GOAL OF THE EXERCISE: Return the material exactly, first line through the line containing "W, H = 1274, 1137", and nothing more. Pictures stay out.
------------------------
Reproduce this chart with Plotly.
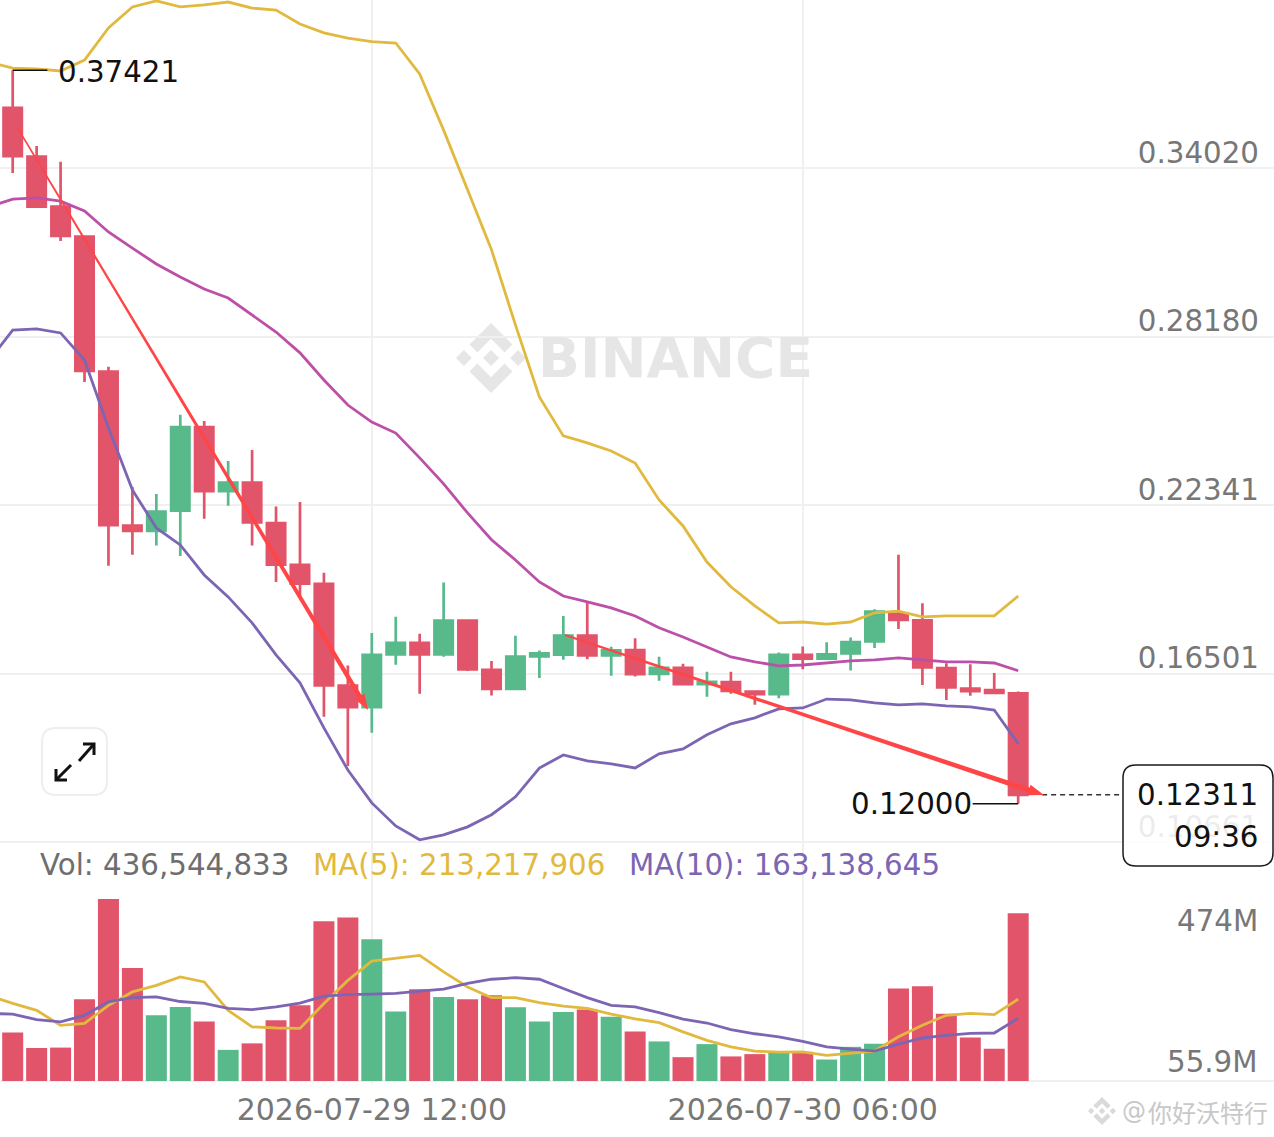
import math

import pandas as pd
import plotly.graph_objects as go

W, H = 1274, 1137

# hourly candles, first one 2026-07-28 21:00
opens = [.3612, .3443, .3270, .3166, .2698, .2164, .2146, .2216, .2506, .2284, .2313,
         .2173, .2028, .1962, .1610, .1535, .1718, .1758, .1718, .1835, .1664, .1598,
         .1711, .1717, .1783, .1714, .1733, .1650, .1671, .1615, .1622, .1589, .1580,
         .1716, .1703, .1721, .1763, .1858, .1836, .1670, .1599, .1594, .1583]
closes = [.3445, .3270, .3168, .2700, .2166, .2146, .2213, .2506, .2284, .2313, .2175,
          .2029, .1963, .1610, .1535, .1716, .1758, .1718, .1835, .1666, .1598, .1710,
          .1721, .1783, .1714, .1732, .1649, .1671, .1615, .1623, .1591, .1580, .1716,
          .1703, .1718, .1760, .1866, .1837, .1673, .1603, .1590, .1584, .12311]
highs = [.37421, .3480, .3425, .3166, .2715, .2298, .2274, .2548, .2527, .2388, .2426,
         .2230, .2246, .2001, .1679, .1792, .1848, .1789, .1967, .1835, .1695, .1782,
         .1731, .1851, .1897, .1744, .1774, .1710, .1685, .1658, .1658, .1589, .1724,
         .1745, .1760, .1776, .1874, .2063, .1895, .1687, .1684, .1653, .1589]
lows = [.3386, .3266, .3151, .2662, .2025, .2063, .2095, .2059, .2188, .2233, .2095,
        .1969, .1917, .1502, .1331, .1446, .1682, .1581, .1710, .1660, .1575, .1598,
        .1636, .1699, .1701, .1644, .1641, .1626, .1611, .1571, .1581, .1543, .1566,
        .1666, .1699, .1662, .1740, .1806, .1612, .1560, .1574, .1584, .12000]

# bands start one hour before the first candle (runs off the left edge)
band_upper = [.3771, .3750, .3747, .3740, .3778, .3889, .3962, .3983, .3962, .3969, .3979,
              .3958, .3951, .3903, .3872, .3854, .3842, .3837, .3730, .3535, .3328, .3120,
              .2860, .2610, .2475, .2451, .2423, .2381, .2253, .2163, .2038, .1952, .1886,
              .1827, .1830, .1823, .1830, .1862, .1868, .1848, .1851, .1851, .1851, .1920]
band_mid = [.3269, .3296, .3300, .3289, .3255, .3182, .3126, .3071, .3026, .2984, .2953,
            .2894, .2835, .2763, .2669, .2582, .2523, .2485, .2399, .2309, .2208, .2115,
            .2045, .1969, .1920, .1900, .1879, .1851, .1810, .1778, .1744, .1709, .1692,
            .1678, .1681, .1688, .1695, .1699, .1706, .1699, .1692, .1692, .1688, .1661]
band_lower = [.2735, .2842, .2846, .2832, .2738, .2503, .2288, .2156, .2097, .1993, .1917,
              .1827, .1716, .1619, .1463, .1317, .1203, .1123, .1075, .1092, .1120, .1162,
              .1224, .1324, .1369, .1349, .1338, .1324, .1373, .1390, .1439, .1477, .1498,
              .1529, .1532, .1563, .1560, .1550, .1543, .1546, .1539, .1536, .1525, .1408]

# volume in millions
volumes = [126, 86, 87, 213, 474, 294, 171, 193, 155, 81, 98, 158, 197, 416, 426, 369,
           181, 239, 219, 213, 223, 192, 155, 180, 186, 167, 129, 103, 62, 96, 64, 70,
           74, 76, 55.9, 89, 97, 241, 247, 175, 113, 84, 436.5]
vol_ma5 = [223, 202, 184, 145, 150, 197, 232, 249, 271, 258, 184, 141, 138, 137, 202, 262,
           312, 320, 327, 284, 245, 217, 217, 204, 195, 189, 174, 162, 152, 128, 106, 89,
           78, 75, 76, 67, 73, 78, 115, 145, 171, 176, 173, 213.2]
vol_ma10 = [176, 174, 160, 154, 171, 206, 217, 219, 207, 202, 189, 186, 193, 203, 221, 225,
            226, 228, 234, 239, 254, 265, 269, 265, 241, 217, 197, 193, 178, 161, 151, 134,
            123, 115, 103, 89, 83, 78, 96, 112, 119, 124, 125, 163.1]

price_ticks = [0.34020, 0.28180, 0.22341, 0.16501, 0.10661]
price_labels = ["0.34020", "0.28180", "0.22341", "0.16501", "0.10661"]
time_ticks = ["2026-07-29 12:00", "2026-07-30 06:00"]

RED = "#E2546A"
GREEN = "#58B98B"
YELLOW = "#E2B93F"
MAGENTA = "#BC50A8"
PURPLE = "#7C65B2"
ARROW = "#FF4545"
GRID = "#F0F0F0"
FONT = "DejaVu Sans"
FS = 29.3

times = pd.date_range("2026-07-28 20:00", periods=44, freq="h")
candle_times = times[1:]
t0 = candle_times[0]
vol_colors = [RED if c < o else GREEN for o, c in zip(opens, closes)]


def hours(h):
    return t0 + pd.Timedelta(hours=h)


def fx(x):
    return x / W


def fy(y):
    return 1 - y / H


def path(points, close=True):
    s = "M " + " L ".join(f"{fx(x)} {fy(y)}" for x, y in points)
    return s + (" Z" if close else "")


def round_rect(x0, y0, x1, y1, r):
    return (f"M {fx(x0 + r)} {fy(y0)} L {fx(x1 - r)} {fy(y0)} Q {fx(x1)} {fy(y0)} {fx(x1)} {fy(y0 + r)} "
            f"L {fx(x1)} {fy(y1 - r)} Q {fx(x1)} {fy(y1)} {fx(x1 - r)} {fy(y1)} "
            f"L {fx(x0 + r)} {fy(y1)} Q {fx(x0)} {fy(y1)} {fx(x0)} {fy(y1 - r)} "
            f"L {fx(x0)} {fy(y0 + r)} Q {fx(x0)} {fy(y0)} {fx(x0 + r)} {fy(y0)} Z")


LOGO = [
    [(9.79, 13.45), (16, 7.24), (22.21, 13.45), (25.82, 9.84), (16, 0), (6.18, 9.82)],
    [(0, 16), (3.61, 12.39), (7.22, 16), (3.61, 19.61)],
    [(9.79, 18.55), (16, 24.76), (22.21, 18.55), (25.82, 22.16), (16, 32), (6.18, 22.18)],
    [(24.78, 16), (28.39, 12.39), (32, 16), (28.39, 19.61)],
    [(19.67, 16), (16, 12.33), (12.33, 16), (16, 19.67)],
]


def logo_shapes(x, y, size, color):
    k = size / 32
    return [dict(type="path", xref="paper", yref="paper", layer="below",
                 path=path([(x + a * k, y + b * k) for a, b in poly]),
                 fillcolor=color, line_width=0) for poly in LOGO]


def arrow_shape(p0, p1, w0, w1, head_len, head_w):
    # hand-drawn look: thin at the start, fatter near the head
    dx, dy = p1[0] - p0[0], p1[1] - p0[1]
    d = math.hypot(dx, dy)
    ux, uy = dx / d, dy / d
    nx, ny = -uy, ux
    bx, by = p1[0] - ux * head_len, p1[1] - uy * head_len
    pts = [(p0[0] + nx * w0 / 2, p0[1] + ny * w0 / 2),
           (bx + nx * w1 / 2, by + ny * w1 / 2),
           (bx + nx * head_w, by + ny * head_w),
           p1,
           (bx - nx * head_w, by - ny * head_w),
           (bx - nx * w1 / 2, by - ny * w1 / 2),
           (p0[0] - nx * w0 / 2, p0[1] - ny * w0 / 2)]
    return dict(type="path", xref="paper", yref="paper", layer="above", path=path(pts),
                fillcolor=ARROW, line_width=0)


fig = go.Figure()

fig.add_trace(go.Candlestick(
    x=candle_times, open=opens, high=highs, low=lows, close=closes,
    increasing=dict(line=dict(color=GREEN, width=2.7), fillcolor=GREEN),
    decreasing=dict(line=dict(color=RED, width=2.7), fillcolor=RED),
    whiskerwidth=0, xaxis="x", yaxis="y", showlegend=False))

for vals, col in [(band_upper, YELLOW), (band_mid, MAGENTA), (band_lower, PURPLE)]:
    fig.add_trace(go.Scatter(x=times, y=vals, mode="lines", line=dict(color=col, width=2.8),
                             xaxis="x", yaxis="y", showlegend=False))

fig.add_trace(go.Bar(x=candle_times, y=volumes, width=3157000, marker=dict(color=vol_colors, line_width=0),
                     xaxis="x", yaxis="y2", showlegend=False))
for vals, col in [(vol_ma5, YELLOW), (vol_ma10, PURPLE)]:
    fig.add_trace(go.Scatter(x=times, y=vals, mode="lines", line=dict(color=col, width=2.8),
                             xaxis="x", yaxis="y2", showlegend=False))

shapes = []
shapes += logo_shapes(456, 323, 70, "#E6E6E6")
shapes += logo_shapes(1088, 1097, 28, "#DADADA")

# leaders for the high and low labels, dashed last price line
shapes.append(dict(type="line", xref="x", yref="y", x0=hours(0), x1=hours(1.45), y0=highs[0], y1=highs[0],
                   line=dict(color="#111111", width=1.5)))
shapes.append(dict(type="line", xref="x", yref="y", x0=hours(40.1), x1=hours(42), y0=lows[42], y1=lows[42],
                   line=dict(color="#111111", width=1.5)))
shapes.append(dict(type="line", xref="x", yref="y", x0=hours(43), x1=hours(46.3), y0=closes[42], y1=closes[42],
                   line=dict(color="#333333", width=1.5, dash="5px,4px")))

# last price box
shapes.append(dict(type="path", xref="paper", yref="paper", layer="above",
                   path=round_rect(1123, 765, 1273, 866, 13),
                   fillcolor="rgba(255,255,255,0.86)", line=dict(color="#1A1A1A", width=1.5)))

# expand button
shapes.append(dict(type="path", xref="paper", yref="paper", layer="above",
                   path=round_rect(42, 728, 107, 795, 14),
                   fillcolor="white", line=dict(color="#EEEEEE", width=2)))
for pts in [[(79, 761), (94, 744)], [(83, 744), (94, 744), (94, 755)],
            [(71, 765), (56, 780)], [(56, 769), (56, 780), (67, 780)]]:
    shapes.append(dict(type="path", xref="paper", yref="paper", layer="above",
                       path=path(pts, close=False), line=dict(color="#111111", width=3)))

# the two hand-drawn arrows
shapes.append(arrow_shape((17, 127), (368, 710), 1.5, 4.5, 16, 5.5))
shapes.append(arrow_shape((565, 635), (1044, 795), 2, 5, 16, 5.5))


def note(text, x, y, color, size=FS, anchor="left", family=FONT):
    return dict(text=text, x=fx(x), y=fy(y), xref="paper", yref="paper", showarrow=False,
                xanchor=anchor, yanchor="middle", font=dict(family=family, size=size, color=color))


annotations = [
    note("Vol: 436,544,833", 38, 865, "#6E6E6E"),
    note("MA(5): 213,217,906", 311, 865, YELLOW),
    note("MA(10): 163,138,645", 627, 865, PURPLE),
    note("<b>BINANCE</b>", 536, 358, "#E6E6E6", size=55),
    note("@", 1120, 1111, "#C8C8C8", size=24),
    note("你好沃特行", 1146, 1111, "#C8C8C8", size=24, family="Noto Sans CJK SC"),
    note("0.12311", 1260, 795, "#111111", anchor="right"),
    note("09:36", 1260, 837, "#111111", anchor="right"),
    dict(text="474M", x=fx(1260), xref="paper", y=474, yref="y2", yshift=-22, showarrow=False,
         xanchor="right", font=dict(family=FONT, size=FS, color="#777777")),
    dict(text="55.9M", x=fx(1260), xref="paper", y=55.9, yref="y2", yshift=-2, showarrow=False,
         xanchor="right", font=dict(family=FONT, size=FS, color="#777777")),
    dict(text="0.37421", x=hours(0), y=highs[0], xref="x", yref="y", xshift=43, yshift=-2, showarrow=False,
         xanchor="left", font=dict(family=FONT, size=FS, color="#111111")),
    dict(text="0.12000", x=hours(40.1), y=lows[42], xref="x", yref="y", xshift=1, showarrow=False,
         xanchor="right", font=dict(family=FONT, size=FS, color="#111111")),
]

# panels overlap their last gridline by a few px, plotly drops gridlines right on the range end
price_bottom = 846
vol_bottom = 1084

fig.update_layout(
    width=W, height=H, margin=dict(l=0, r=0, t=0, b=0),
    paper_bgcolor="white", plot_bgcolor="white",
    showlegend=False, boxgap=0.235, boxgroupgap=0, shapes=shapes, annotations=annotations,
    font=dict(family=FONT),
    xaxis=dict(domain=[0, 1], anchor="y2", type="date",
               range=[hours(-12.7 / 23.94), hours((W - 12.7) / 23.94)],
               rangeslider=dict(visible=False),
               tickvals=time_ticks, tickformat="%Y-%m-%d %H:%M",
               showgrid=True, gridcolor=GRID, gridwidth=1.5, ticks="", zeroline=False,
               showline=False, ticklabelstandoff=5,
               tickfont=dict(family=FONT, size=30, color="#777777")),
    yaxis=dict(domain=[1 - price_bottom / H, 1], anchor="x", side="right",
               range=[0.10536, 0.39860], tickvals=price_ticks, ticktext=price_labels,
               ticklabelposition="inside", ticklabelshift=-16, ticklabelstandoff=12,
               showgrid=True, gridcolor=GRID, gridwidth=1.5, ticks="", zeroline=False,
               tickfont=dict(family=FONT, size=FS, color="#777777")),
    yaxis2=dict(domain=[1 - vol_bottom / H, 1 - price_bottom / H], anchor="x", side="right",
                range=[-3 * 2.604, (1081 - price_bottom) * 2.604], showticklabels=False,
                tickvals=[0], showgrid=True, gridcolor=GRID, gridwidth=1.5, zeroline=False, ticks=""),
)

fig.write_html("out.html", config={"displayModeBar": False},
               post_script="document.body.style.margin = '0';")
------------------------
SOLUTION TO THIS TASK:
Reproduce this chart with Plotly.
import math

import pandas as pd
import plotly.graph_objects as go

W, H = 1274, 1137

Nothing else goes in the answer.